Omit all pictures, then retype the data exactly as given.

::: Raw data :::

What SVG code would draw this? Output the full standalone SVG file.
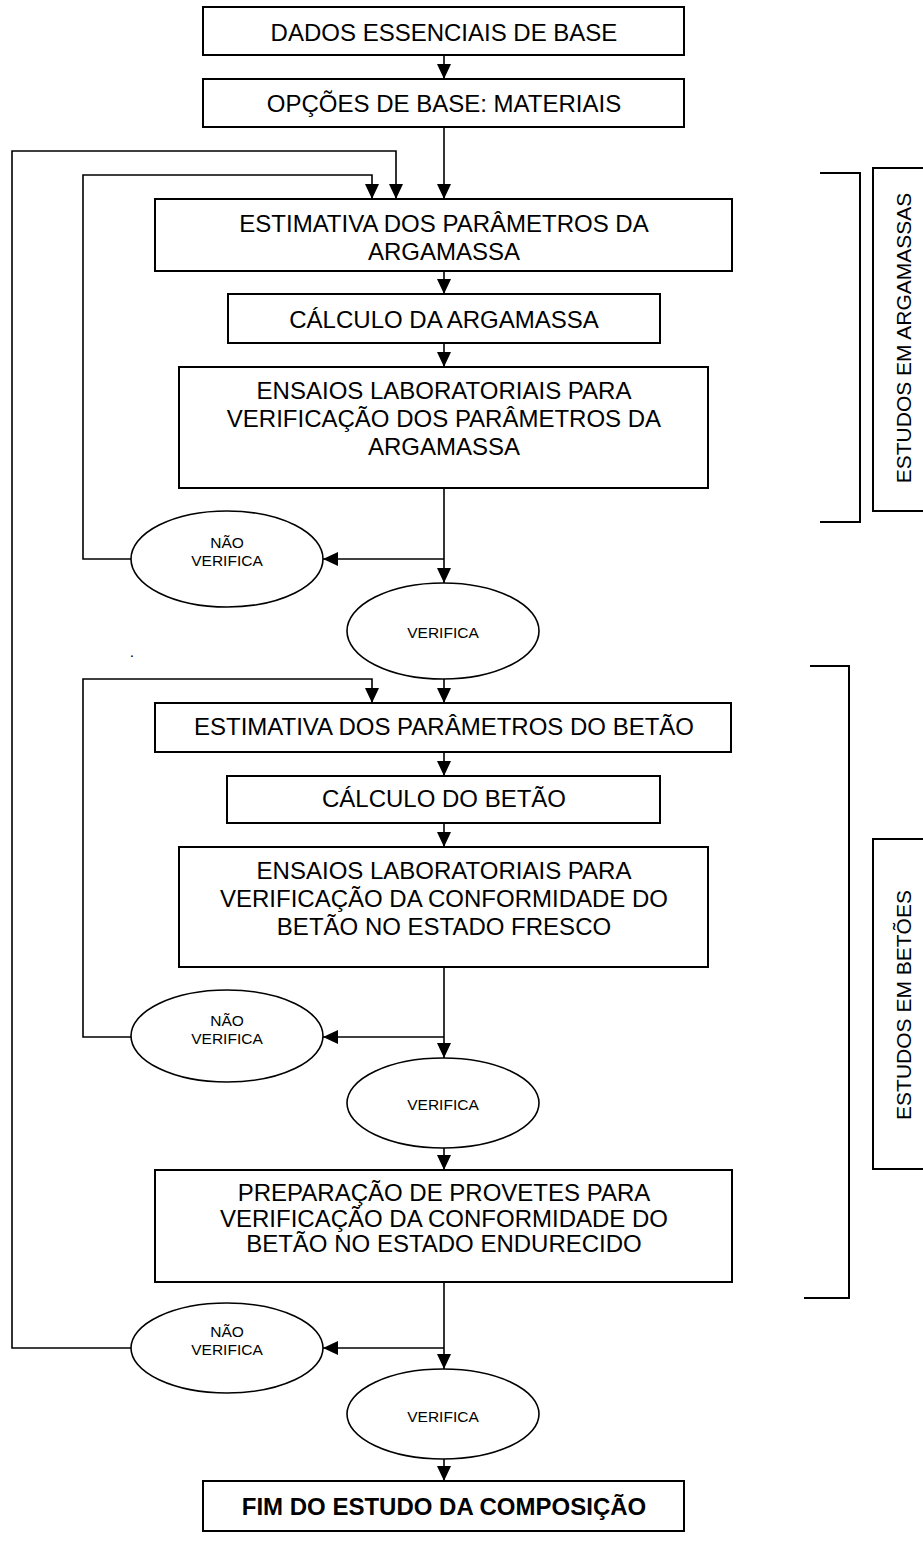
<svg xmlns="http://www.w3.org/2000/svg" width="923" height="1564" viewBox="0 0 923 1564">
<style>
.bx{fill:#fff;stroke:#000;stroke-width:2}
.el{fill:#fff;stroke:#000;stroke-width:1.6}
.ln{fill:none;stroke:#000;stroke-width:1.6}
.br{fill:none;stroke:#000;stroke-width:2}
.t{font-family:"Liberation Sans",Arial,sans-serif;font-size:24px;text-anchor:middle;fill:#000}
.s{font-family:"Liberation Sans",Arial,sans-serif;font-size:15.5px;text-anchor:middle;fill:#000}
.r{font-family:"Liberation Sans",Arial,sans-serif;font-size:21px;text-anchor:middle;fill:#000}
.b{font-weight:bold}
</style>
<defs>
<marker id="ah" markerWidth="15" markerHeight="14" refX="15" refY="7" orient="auto" markerUnits="userSpaceOnUse">
<path d="M0,0 L15,7 L0,14 Z" fill="#000"/>
</marker>
</defs>
<g id="connectors">
<path class="ln" d="M444,55 V79" marker-end="url(#ah)"/>
<path class="ln" d="M444,127 V199" marker-end="url(#ah)"/>
<path class="ln" d="M131,1348 H12 V151 H396 V199" marker-end="url(#ah)"/>
<path class="ln" d="M131,559 H83 V175 H372 V199" marker-end="url(#ah)"/>
<path class="ln" d="M444,271 V294" marker-end="url(#ah)"/>
<path class="ln" d="M444,343 V367" marker-end="url(#ah)"/>
<path class="ln" d="M444,488 V583" marker-end="url(#ah)"/>
<path class="ln" d="M444,559 H323" marker-end="url(#ah)"/>
<path class="ln" d="M444,679 V703" marker-end="url(#ah)"/>
<path class="ln" d="M131,1037 H83 V679 H372 V703" marker-end="url(#ah)"/>
<path class="ln" d="M444,752 V776" marker-end="url(#ah)"/>
<path class="ln" d="M444,823 V847" marker-end="url(#ah)"/>
<path class="ln" d="M444,967 V1058" marker-end="url(#ah)"/>
<path class="ln" d="M444,1037 H323" marker-end="url(#ah)"/>
<path class="ln" d="M444,1148 V1170" marker-end="url(#ah)"/>
<path class="ln" d="M444,1282 V1369" marker-end="url(#ah)"/>
<path class="ln" d="M444,1348 H323" marker-end="url(#ah)"/>
<path class="ln" d="M444,1459 V1481" marker-end="url(#ah)"/>
</g>
<g id="n1"><rect class="bx" x="203" y="7" width="481" height="48"/><text class="t" x="444" y="41">DADOS ESSENCIAIS DE BASE</text></g>
<g id="n2"><rect class="bx" x="203" y="79" width="481" height="48"/><text class="t" x="444" y="112">OPÇÕES DE BASE: MATERIAIS</text></g>
<g id="n3"><rect class="bx" x="155" y="199" width="577" height="72"/><text class="t" x="444" y="232">ESTIMATIVA DOS PARÂMETROS DA</text><text class="t" x="444" y="260">ARGAMASSA</text></g>
<g id="n4"><rect class="bx" x="228" y="294" width="432" height="49"/><text class="t" x="444" y="328">CÁLCULO DA ARGAMASSA</text></g>
<g id="n5"><rect class="bx" x="179" y="367" width="529" height="121"/><text class="t" x="444" y="399">ENSAIOS LABORATORIAIS PARA</text><text class="t" x="444" y="427">VERIFICAÇÃO DOS PARÂMETROS DA</text><text class="t" x="444" y="455">ARGAMASSA</text></g>
<g id="n6"><ellipse class="el" cx="227" cy="559" rx="96" ry="48"/><text class="s" x="227" y="548">NÃO</text><text class="s" x="227" y="566">VERIFICA</text></g>
<g id="n7"><ellipse class="el" cx="443" cy="631" rx="96" ry="48"/><text class="s" x="443" y="638">VERIFICA</text></g>
<text class="s" x="132" y="657">.</text>
<g id="n8"><rect class="bx" x="155" y="703" width="576" height="49"/><text class="t" x="444" y="735">ESTIMATIVA DOS PARÂMETROS DO BETÃO</text></g>
<g id="n9"><rect class="bx" x="227" y="776" width="433" height="47"/><text class="t" x="444" y="807">CÁLCULO DO BETÃO</text></g>
<g id="n10"><rect class="bx" x="179" y="847" width="529" height="120"/><text class="t" x="444" y="879">ENSAIOS LABORATORIAIS PARA</text><text class="t" x="444" y="907">VERIFICAÇÃO DA CONFORMIDADE DO</text><text class="t" x="444" y="935">BETÃO NO ESTADO FRESCO</text></g>
<g id="n11"><ellipse class="el" cx="227" cy="1036" rx="96" ry="46"/><text class="s" x="227" y="1026">NÃO</text><text class="s" x="227" y="1044">VERIFICA</text></g>
<g id="n12"><ellipse class="el" cx="443" cy="1103" rx="96" ry="45"/><text class="s" x="443" y="1110">VERIFICA</text></g>
<g id="n13"><rect class="bx" x="155" y="1170" width="577" height="112"/><text class="t" x="444" y="1201">PREPARAÇÃO DE PROVETES PARA</text><text class="t" x="444" y="1227">VERIFICAÇÃO DA CONFORMIDADE DO</text><text class="t" x="444" y="1252">BETÃO NO ESTADO ENDURECIDO</text></g>
<g id="n14"><ellipse class="el" cx="227" cy="1348" rx="96" ry="45"/><text class="s" x="227" y="1337">NÃO</text><text class="s" x="227" y="1355">VERIFICA</text></g>
<g id="n15"><ellipse class="el" cx="443" cy="1414" rx="96" ry="45"/><text class="s" x="443" y="1422">VERIFICA</text></g>
<g id="n16"><rect class="bx" x="203" y="1481" width="481" height="50"/><text class="t b" x="444" y="1515">FIM DO ESTUDO DA COMPOSIÇÃO</text></g>
<g id="grp-argamassas">
<path class="br" d="M820,173 H860 V522 H820"/>
<rect class="bx" x="873" y="168" width="70" height="343"/>
<text class="r" transform="translate(911,338) rotate(-90)">ESTUDOS EM ARGAMASSAS</text>
</g>
<g id="grp-betoes">
<path class="br" d="M810,666 H849 V1298 H804"/>
<rect class="bx" x="873" y="839" width="70" height="330"/>
<text class="r" transform="translate(911,1005) rotate(-90)">ESTUDOS EM BETÕES</text>
</g>
</svg>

:::

Reply:
What SVG code would draw this? Output the full standalone SVG file.
<svg xmlns="http://www.w3.org/2000/svg" width="923" height="1564" viewBox="0 0 923 1564">
<style>
.bx{fill:#fff;stroke:#000;stroke-width:2}
.el{fill:#fff;stroke:#000;stroke-width:1.6}
.ln{fill:none;stroke:#000;stroke-width:1.6}
.br{fill:none;stroke:#000;stroke-width:2}
.t{font-family:"Liberation Sans",Arial,sans-serif;font-size:24px;text-anchor:middle;fill:#000}
.s{font-family:"Liberation Sans",Arial,sans-serif;font-size:15.5px;text-anchor:middle;fill:#000}
.r{font-family:"Liberation Sans",Arial,sans-serif;font-size:21px;text-anchor:middle;fill:#000}
.b{font-weight:bold}
</style>
<defs>
<marker id="ah" markerWidth="15" markerHeight="14" refX="15" refY="7" orient="auto" markerUnits="userSpaceOnUse">
<path d="M0,0 L15,7 L0,14 Z" fill="#000"/>
</marker>
</defs>
<g id="connectors">
<path class="ln" d="M444,55 V79" marker-end="url(#ah)"/>
<path class="ln" d="M444,127 V199" marker-end="url(#ah)"/>
<path class="ln" d="M131,1348 H12 V151 H396 V199" marker-end="url(#ah)"/>
<path class="ln" d="M131,559 H83 V175 H372 V199" marker-end="url(#ah)"/>
<path class="ln" d="M444,271 V294" marker-end="url(#ah)"/>
<path class="ln" d="M444,343 V367" marker-end="url(#ah)"/>
<path class="ln" d="M444,488 V583" marker-end="url(#ah)"/>
<path class="ln" d="M444,559 H323" marker-end="url(#ah)"/>
<path class="ln" d="M444,679 V703" marker-end="url(#ah)"/>
<path class="ln" d="M131,1037 H83 V679 H372 V703" marker-end="url(#ah)"/>
<path class="ln" d="M444,752 V776" marker-end="url(#ah)"/>
<path class="ln" d="M444,823 V847" marker-end="url(#ah)"/>
<path class="ln" d="M444,967 V1058" marker-end="url(#ah)"/>
<path class="ln" d="M444,1037 H323" marker-end="url(#ah)"/>
<path class="ln" d="M444,1148 V1170" marker-end="url(#ah)"/>
<path class="ln" d="M444,1282 V1369" marker-end="url(#ah)"/>
<path class="ln" d="M444,1348 H323" marker-end="url(#ah)"/>
<path class="ln" d="M444,1459 V1481" marker-end="url(#ah)"/>
</g>
<g id="n1"><rect class="bx" x="203" y="7" width="481" height="48"/><text class="t" x="444" y="41">DADOS ESSENCIAIS DE BASE</text></g>
<g id="n2"><rect class="bx" x="203" y="79" width="481" height="48"/><text class="t" x="444" y="112">OPÇÕES DE BASE: MATERIAIS</text></g>
<g id="n3"><rect class="bx" x="155" y="199" width="577" height="72"/><text class="t" x="444" y="232">ESTIMATIVA DOS PARÂMETROS DA</text><text class="t" x="444" y="260">ARGAMASSA</text></g>
<g id="n4"><rect class="bx" x="228" y="294" width="432" height="49"/><text class="t" x="444" y="328">CÁLCULO DA ARGAMASSA</text></g>
<g id="n5"><rect class="bx" x="179" y="367" width="529" height="121"/><text class="t" x="444" y="399">ENSAIOS LABORATORIAIS PARA</text><text class="t" x="444" y="427">VERIFICAÇÃO DOS PARÂMETROS DA</text><text class="t" x="444" y="455">ARGAMASSA</text></g>
<g id="n6"><ellipse class="el" cx="227" cy="559" rx="96" ry="48"/><text class="s" x="227" y="548">NÃO</text><text class="s" x="227" y="566">VERIFICA</text></g>
<g id="n7"><ellipse class="el" cx="443" cy="631" rx="96" ry="48"/><text class="s" x="443" y="638">VERIFICA</text></g>
<text class="s" x="132" y="657">.</text>
<g id="n8"><rect class="bx" x="155" y="703" width="576" height="49"/><text class="t" x="444" y="735">ESTIMATIVA DOS PARÂMETROS DO BETÃO</text></g>
<g id="n9"><rect class="bx" x="227" y="776" width="433" height="47"/><text class="t" x="444" y="807">CÁLCULO DO BETÃO</text></g>
<g id="n10"><rect class="bx" x="179" y="847" width="529" height="120"/><text class="t" x="444" y="879">ENSAIOS LABORATORIAIS PARA</text><text class="t" x="444" y="907">VERIFICAÇÃO DA CONFORMIDADE DO</text><text class="t" x="444" y="935">BETÃO NO ESTADO FRESCO</text></g>
<g id="n11"><ellipse class="el" cx="227" cy="1036" rx="96" ry="46"/><text class="s" x="227" y="1026">NÃO</text><text class="s" x="227" y="1044">VERIFICA</text></g>
<g id="n12"><ellipse class="el" cx="443" cy="1103" rx="96" ry="45"/><text class="s" x="443" y="1110">VERIFICA</text></g>
<g id="n13"><rect class="bx" x="155" y="1170" width="577" height="112"/><text class="t" x="444" y="1201">PREPARAÇÃO DE PROVETES PARA</text><text class="t" x="444" y="1227">VERIFICAÇÃO DA CONFORMIDADE DO</text><text class="t" x="444" y="1252">BETÃO NO ESTADO ENDURECIDO</text></g>
<g id="n14"><ellipse class="el" cx="227" cy="1348" rx="96" ry="45"/><text class="s" x="227" y="1337">NÃO</text><text class="s" x="227" y="1355">VERIFICA</text></g>
<g id="n15"><ellipse class="el" cx="443" cy="1414" rx="96" ry="45"/><text class="s" x="443" y="1422">VERIFICA</text></g>
<g id="n16"><rect class="bx" x="203" y="1481" width="481" height="50"/><text class="t b" x="444" y="1515">FIM DO ESTUDO DA COMPOSIÇÃO</text></g>
<g id="grp-argamassas">
<path class="br" d="M820,173 H860 V522 H820"/>
<rect class="bx" x="873" y="168" width="70" height="343"/>
<text class="r" transform="translate(911,338) rotate(-90)">ESTUDOS EM ARGAMASSAS</text>
</g>
<g id="grp-betoes">
<path class="br" d="M810,666 H849 V1298 H804"/>
<rect class="bx" x="873" y="839" width="70" height="330"/>
<text class="r" transform="translate(911,1005) rotate(-90)">ESTUDOS EM BETÕES</text>
</g>
</svg>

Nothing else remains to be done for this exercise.